◆ **DIRECTION**:
Quote verbatim the span of lines that begins the listing below and closes with the line containing "lab for v, lab".

◆ **GIVEN MATERIAL**:
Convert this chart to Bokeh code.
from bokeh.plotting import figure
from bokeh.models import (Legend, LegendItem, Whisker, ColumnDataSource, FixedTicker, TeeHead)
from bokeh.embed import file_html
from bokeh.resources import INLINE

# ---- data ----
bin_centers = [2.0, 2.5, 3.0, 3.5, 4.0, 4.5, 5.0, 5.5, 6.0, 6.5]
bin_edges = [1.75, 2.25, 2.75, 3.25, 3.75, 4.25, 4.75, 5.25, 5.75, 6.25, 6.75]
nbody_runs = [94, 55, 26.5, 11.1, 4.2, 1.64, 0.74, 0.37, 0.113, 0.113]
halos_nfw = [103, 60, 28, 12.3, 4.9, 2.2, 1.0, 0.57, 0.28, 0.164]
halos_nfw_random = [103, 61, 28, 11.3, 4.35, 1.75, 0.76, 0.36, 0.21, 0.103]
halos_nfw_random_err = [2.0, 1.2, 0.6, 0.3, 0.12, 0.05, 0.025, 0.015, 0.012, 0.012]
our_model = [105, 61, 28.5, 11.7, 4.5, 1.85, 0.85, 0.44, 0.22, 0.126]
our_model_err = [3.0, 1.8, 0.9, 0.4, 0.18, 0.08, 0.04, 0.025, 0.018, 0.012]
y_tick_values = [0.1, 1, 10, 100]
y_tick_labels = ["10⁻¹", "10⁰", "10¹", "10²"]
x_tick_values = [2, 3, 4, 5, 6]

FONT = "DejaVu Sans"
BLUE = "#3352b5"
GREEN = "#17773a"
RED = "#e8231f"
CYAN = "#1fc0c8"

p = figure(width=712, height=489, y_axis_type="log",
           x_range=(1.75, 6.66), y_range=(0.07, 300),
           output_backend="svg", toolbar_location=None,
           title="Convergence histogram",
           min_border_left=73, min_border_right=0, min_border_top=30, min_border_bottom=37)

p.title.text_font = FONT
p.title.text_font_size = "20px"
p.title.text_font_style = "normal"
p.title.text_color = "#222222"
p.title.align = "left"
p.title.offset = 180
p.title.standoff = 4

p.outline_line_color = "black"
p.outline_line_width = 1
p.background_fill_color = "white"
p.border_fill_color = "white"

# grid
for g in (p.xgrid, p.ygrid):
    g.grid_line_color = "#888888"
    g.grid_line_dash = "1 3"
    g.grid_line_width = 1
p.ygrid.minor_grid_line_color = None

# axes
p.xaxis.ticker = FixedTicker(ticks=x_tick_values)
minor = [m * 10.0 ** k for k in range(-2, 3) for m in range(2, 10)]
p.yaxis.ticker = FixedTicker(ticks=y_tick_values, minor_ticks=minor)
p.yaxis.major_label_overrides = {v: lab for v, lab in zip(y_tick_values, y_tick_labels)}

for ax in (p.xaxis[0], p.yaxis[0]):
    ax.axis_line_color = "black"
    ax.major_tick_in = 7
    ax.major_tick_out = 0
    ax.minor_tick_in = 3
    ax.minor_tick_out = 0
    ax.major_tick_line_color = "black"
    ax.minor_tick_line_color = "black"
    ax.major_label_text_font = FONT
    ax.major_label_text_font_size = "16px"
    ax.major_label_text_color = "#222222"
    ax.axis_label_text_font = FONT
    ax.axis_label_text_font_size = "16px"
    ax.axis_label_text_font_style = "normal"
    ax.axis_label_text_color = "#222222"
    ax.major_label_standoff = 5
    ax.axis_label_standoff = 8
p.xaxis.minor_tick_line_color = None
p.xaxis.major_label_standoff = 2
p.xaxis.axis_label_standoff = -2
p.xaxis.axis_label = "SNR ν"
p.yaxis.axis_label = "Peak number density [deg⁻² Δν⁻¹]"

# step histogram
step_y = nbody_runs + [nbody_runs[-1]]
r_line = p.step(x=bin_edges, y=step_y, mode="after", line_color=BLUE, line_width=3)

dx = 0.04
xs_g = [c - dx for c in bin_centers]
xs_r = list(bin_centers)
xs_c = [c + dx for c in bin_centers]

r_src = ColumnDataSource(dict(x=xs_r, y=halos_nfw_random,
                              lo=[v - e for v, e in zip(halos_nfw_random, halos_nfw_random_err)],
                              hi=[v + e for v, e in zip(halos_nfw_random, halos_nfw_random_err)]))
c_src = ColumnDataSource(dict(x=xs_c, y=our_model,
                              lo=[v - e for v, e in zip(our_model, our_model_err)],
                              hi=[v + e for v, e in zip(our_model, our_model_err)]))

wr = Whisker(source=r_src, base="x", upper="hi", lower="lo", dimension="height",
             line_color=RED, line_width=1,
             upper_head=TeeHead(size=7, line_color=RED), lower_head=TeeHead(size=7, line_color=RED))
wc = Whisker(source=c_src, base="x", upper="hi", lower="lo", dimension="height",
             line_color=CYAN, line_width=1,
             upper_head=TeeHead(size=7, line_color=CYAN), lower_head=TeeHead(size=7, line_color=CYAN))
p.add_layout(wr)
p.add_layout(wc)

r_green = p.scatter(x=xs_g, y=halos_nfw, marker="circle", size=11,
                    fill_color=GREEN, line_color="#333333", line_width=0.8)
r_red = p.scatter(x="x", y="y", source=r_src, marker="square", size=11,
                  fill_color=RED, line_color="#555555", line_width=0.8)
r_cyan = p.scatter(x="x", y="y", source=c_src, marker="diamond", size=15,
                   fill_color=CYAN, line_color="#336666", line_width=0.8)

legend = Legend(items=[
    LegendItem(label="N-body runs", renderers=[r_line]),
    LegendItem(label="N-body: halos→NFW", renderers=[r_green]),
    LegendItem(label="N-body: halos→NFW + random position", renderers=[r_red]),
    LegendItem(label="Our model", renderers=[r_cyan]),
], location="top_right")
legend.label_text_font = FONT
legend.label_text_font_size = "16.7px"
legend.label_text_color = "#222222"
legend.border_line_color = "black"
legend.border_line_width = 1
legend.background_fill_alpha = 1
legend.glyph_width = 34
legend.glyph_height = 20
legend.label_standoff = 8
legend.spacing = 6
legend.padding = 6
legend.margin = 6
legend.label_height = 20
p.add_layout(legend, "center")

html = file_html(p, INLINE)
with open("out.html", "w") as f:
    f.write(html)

◆ **SOLUTION TO THE PROBLEM**:
Convert this chart to Bokeh code.
from bokeh.plotting import figure
from bokeh.models import (Legend, LegendItem, Whisker, ColumnDataSource, FixedTicker, TeeHead)
from bokeh.embed import file_html
from bokeh.resources import INLINE

# ---- data ----
bin_centers = [2.0, 2.5, 3.0, 3.5, 4.0, 4.5, 5.0, 5.5, 6.0, 6.5]
bin_edges = [1.75, 2.25, 2.75, 3.25, 3.75, 4.25, 4.75, 5.25, 5.75, 6.25, 6.75]
nbody_runs = [94, 55, 26.5, 11.1, 4.2, 1.64, 0.74, 0.37, 0.113, 0.113]
halos_nfw = [103, 60, 28, 12.3, 4.9, 2.2, 1.0, 0.57, 0.28, 0.164]
halos_nfw_random = [103, 61, 28, 11.3, 4.35, 1.75, 0.76, 0.36, 0.21, 0.103]
halos_nfw_random_err = [2.0, 1.2, 0.6, 0.3, 0.12, 0.05, 0.025, 0.015, 0.012, 0.012]
our_model = [105, 61, 28.5, 11.7, 4.5, 1.85, 0.85, 0.44, 0.22, 0.126]
our_model_err = [3.0, 1.8, 0.9, 0.4, 0.18, 0.08, 0.04, 0.025, 0.018, 0.012]
y_tick_values = [0.1, 1, 10, 100]
y_tick_labels = ["10⁻¹", "10⁰", "10¹", "10²"]
x_tick_values = [2, 3, 4, 5, 6]

FONT = "DejaVu Sans"
BLUE = "#3352b5"
GREEN = "#17773a"
RED = "#e8231f"
CYAN = "#1fc0c8"

p = figure(width=712, height=489, y_axis_type="log",
           x_range=(1.75, 6.66), y_range=(0.07, 300),
           output_backend="svg", toolbar_location=None,
           title="Convergence histogram",
           min_border_left=73, min_border_right=0, min_border_top=30, min_border_bottom=37)

p.title.text_font = FONT
p.title.text_font_size = "20px"
p.title.text_font_style = "normal"
p.title.text_color = "#222222"
p.title.align = "left"
p.title.offset = 180
p.title.standoff = 4

p.outline_line_color = "black"
p.outline_line_width = 1
p.background_fill_color = "white"
p.border_fill_color = "white"

# grid
for g in (p.xgrid, p.ygrid):
    g.grid_line_color = "#888888"
    g.grid_line_dash = "1 3"
    g.grid_line_width = 1
p.ygrid.minor_grid_line_color = None

# axes
p.xaxis.ticker = FixedTicker(ticks=x_tick_values)
minor = [m * 10.0 ** k for k in range(-2, 3) for m in range(2, 10)]
p.yaxis.ticker = FixedTicker(ticks=y_tick_values, minor_ticks=minor)
p.yaxis.major_label_overrides = {v: lab for v, lab in zip(y_tick_values, y_tick_labels)}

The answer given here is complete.